Thanks to Miller for contributing this week, his generosity is too large to process properly. Send articles throughout the next week to ploughmanplods [at] gmail, post articles below for discussion, and Have a Happy Friday!
For The Ringer, Aric Jenkins wonders if record ticket sales as theaters reopen in China might be a barometer for cinemas worldwide:
“It would be like saying takeout will be the way of the future instead of restaurants, that people will shift from outside the home to inside the home,” says [media analyst Paul] Dergarabedian. “The success of China points to the fact that audiences are embracing the communal experience of theaters. Drive-ins last year told us a lot about that, too. I don’t see these as adversarial offerings—the small screen and the big screen are not natural enemies, they can complement each other.”
At Screen Slate, the creators of the purposefully unarchived project Temp.Files describe how the site’s restrictions affect their methods:
Sunita Prasad: For me, an element of temporality adds a charge and feeling of happening or event which transfers to the viewer a sense of “being there” without being physically together.
Rachel Stevens: Totally agree with Sunita. What makes Temp. Files unique is this public presentation of newly made work. I appreciate the way this structure pushes my process to make something presentable, while the short turnaround time circumvents a tendency to agonize and overthink.
Filmmaker Magazine‘s Scott Macaulay talks to filmmaker Pete Ohs about the unique idea to live-stream his editing sessions over Twitch:
Asked a viewer in the chat, “How do you slide the footage over like that?” Ohs took a moment to verbalize what’s clearly muscle memory to him. “… Oh, it’s a shortcut I really love — option and then the less-than and greater-than signs. I imagine it like a Pac-Man — as you go left, it’s like you’re eating the clip. It’s a good shortcut when you’re making a fine cut and doing a one- or tw0-frame adjustment.”

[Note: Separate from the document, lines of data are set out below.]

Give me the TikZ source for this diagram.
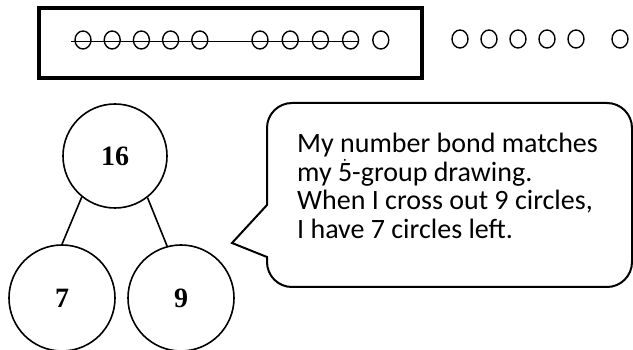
\documentclass[tikz,border=0pt]{standalone}
\usepackage{fontspec}
\setmainfont{Carlito}
\newfontfamily\numfont{Liberation Serif}
\usetikzlibrary{shapes.geometric,positioning}

\begin{document}
\begin{tikzpicture}[
    x=1pt, y=-1pt,
    frame/.style={draw, line width=3.4pt},
    dot/.style={draw, ellipse, line width=1.4pt, inner sep=0pt, minimum width=16pt, minimum height=18pt},
    strike/.style={line width=1.6pt},
    bond/.style={draw, circle, line width=1.6pt, inner sep=0pt, font=\numfont\bfseries\fontsize{28}{28}\selectfont},
    link/.style={line width=1.6pt},
    bubble/.style={draw, line width=2pt},
    talk/.style={align=left, inner sep=0pt, anchor=north west, font=\fontsize{28}{28.5}\selectfont}
]
\useasboundingbox (0,0) rectangle (633,350);
\fill[white] (0,0) rectangle (633,350);
% 5-group drawing
\draw[frame] (39,8) rectangle (422,78);
\foreach \i in {1,...,5} {
  \node[dot] (a\i) at ({83+29.2*(\i-1)},40) {};
  \node[dot] (b\i) at ({260+30.2*(\i-1)},40) {};
  \node[dot] (c\i) at ({460+29*(\i-1)},39) {};
}
\node[dot] (d1) at (620,39) {};
\draw[strike] ([shift={(-3,1.5)}]a1.west) -- ([shift={(0,1.5)}]b4.east);
% number bond
\node[bond, minimum size=104pt] (whole) at (115,156) {16};
\node[bond, minimum size=106pt] (partA) at (62,298) {7};
\node[bond, minimum size=106pt] (partB) at (181,298) {9};
\draw[link] (whole.231) -- (partA.90);
\draw[link] (whole.308) -- (partB.105);
% speech bubble
\draw[bubble] (450,287) [rounded corners=25pt] -- (267,287) [sharp corners] -- (267,257) -- (232,243) -- (267,205) [rounded corners=25pt] -- (267,103) -- (632,103) -- (632,287) -- cycle;
\node[talk] (say) at (297,133) {My number bond matches\\my \makebox[0pt][l]{\makebox[14pt]{\raisebox{10.5pt}[0pt][0pt]{\fontsize{16}{16}\selectfont\char"02D9}}}5-group drawing.\\When I cross out 9 circles,\\I have 7 circles left.};
\end{tikzpicture}
\end{document}
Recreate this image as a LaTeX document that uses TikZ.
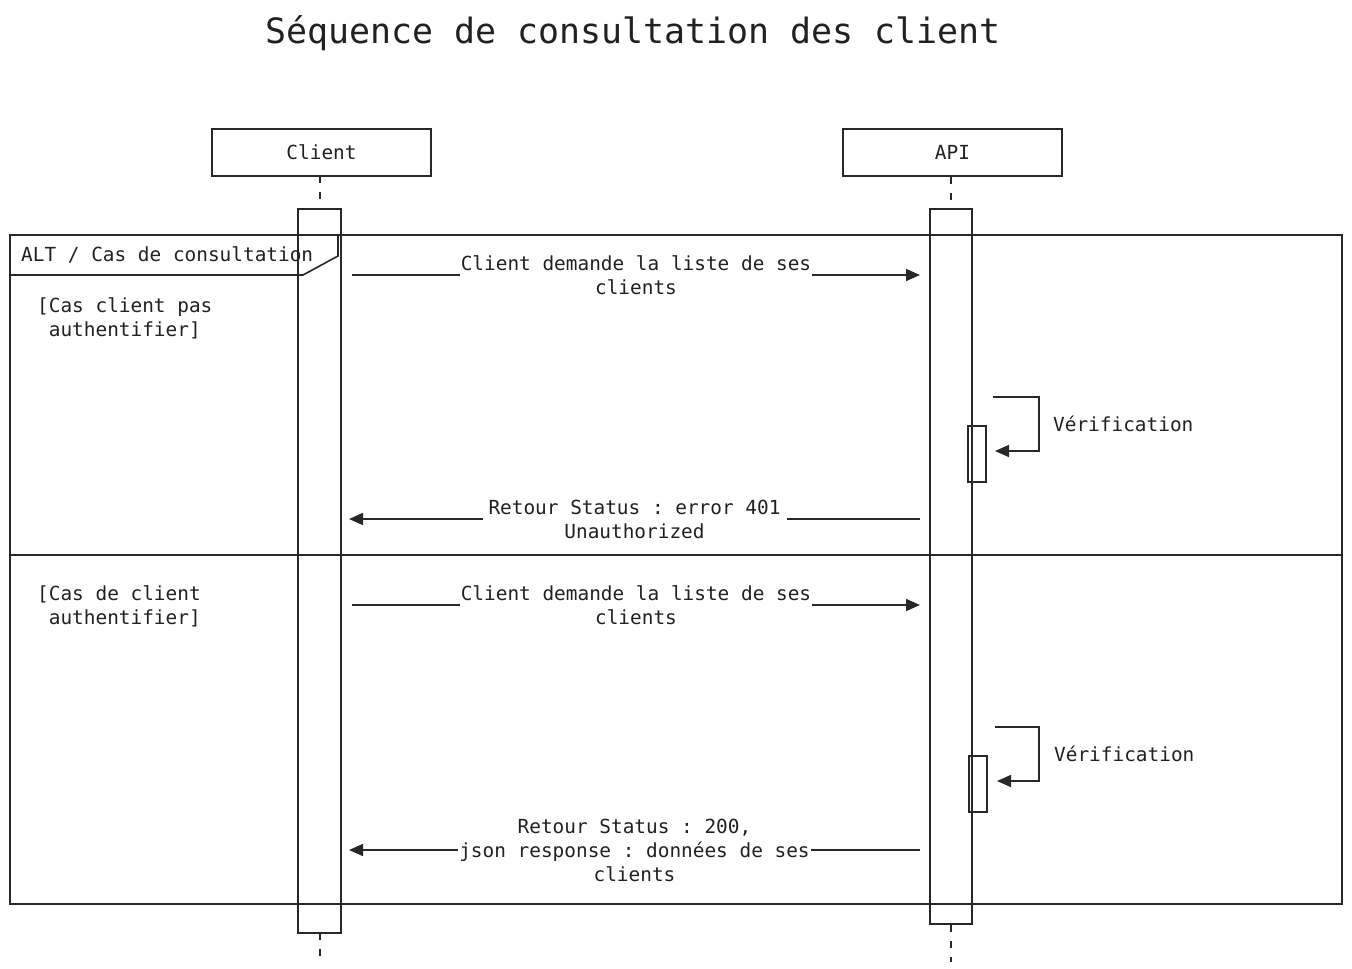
\documentclass[tikz,border=0pt]{standalone}
\usepackage{fontspec}
\setmonofont{DejaVu Sans Mono}
\usetikzlibrary{arrows.meta,positioning,calc}
\definecolor{Ink}{RGB}{33,33,33}
\definecolor{Wire}{RGB}{40,40,40}
\tikzset{
  actor/.style={draw=Wire, line width=1.6pt, fill=white, minimum width=219pt, minimum height=47pt,
    font=\ttfamily\fontsize{19.4}{24}\selectfont, text=Ink, inner sep=0pt},
  actbar/.style={draw=Wire, line width=1.6pt, minimum width=43pt, inner sep=0pt},
  minibar/.style={draw=Wire, line width=1.6pt, minimum width=18pt, minimum height=56pt, inner sep=0pt},
  lifeline/.style={draw=Wire, line width=1.6pt, dash pattern=on 7pt off 9pt},
  frame/.style={draw=Wire, line width=1.6pt, inner sep=0pt},
  msg/.style={-{Triangle[length=14pt, width=12pt]}, draw=Wire, line width=1.6pt},
  lbl/.style={fill=white, align=center, font=\ttfamily\fontsize{19.4}{24}\selectfont, text=Ink, inner sep=1pt},
  guard/.style={align=left, anchor=north west, font=\ttfamily\fontsize{19.4}{24}\selectfont, text=Ink, inner sep=0pt},
  note/.style={anchor=west, font=\ttfamily\fontsize{19.4}{24}\selectfont, text=Ink, inner sep=0pt},
}
\begin{document}
\begin{tikzpicture}[x=1pt, y=-1pt]
\useasboundingbox (0,0) rectangle (1352,969);

% ================= title and participants =================
\node[font=\ttfamily\fontsize{34.9}{40}\selectfont, text=Ink] (title) at (633,33) {Séquence de consultation des client};
\node[actor] (client) at (321.5,152.5) {Client};
\node[actor] (api) at (952.5,152.5) {API};

% activation bars
\node[actbar, minimum height=724pt] (clientbar) at (319.5,571) {};
\node[actbar, minimum width=42pt, minimum height=715pt] (apibar) at (951,566.5) {};

% lifelines
\coordinate (clienttop) at (320,176);
\coordinate (clientmid) at (320,209);
\coordinate (clientlow) at (320,933);
\coordinate (clientend) at (320,962);
\draw[lifeline] (clienttop) -- (clientmid);
\draw[lifeline] (clientlow) -- (clientend);
\coordinate (apiend) at (951,962);
\draw[lifeline] (api.south -| apibar) -- (apibar.north);
\draw[lifeline] (apibar.south) -- (apiend);

% ================= alt frame =================
\node[frame, minimum width=1332pt, minimum height=669pt] (alt) at (676,569.5) {};
\coordinate (tabA) at (338,235);
\coordinate (tabB) at (338,256);
\coordinate (tabC) at (303,275);
\coordinate (tabD) at (10,275);
\draw[frame] (tabA) -- (tabB) -- (tabC) -- (tabD);
\node[note] (altlbl) at (21,255) {ALT / Cas de consultation};
\coordinate (sepL) at (10,555);
\coordinate (sepR) at (1342,555);
\draw[frame] (sepL) -- (sepR);

\node[guard] (g1) at (37,297) {[Cas client pas\\\phantom{[}authentifier]};
\node[guard] (g2) at (37,585) {[Cas de client\\\phantom{[}authentifier]};

% ================= case 1: not authenticated =================
\coordinate (m1s) at (352,275);
\coordinate (m1e) at (920,275);
\draw[msg] (m1s) -- node[lbl] {Client demande la liste de ses\\clients} (m1e);

\node[minibar] (chk1) at (977,454) {};
\coordinate (v1a) at (993,397);
\coordinate (v1b) at (995,451);
\draw[msg] (v1a) -- ++(46,0) |- (v1b);
\node[note] (v1lbl) at (1053,424) {Vérification};

\coordinate (r1s) at (920,519);
\coordinate (r1e) at (349,519);
\draw[msg] (r1s) -- node[lbl, inner xsep=6pt] {Retour Status : error 401\\Unauthorized} (r1e);

% ================= case 2: authenticated =================
\coordinate (m2s) at (352,605);
\coordinate (m2e) at (920,605);
\draw[msg] (m2s) -- node[lbl] {Client demande la liste de ses\\clients} (m2e);

\node[minibar] (chk2) at (978,784) {};
\coordinate (v2a) at (995,727);
\coordinate (v2b) at (997,781);
\draw[msg] (v2a) -- ++(44,0) |- (v2b);
\node[note] (v2lbl) at (1054,754) {Vérification};

\coordinate (r2s) at (920,850);
\coordinate (r2e) at (349,850);
\draw[msg] (r2s) -- node[lbl] {Retour Status : 200,\\json response : données de ses\\clients} (r2e);

\end{tikzpicture}
\end{document}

Katie Rife interviews Delroy Lindo about his (should-be award-winning) work in Da 5 Bloods and how to use preparation in the moment:
AVC: What were the particular challenges of portraying a character with PTSD? In the sense of translating that data into the physicality of the character and the actual performance?
DL: Well, I don’t think of it in terms of challenges. And when I say that, I don’t mean that at any point in the process I felt, “Oh, I got this.” I absolutely didn’t feel that. What I did was trust that step by step by step by step, I was bringing to the work that which needed to be brought. It’s difficult sometimes to talk to journalists about this, because one does not necessarily deconstruct one’s process in the way that may be required when one is speaking to a journalist and is “objectively” or even subjectively unpacking it. That’s not the way the process works. One is only compelled to deconstruct when one is asked the question. Does that make sense?
And finally, Aaron A. Reed’s Substack 50 Years of Text Games does a weekly deep dive on a text game for each year from 1971 (The Oregon Trail) to 2021. This week they cover the first Choose-Your-Own-Adventure book, The Cave of Time:
The branches in the book come often, with rarely more than two pages passing without a choice, and a structure that “resists being drawn as a vertical flowchart: it wants to be a radial sea-creature.” This means each pathway is quite short, taking a reader only ten to fifteen minutes to complete: a chunk of time nicely aligned with the length of a bus ride or a recess. While later books would slow down the pace of choices to enable longer pathways with more plot and character development, and would merge branches more aggressively to increase the length of any given read-through, Cave of Time treats each choice as a true divergence, leading to forty different endings: eaten by the Loch Ness Monster, becoming a ship captain, or riding a mammoth off the edge of a cliff.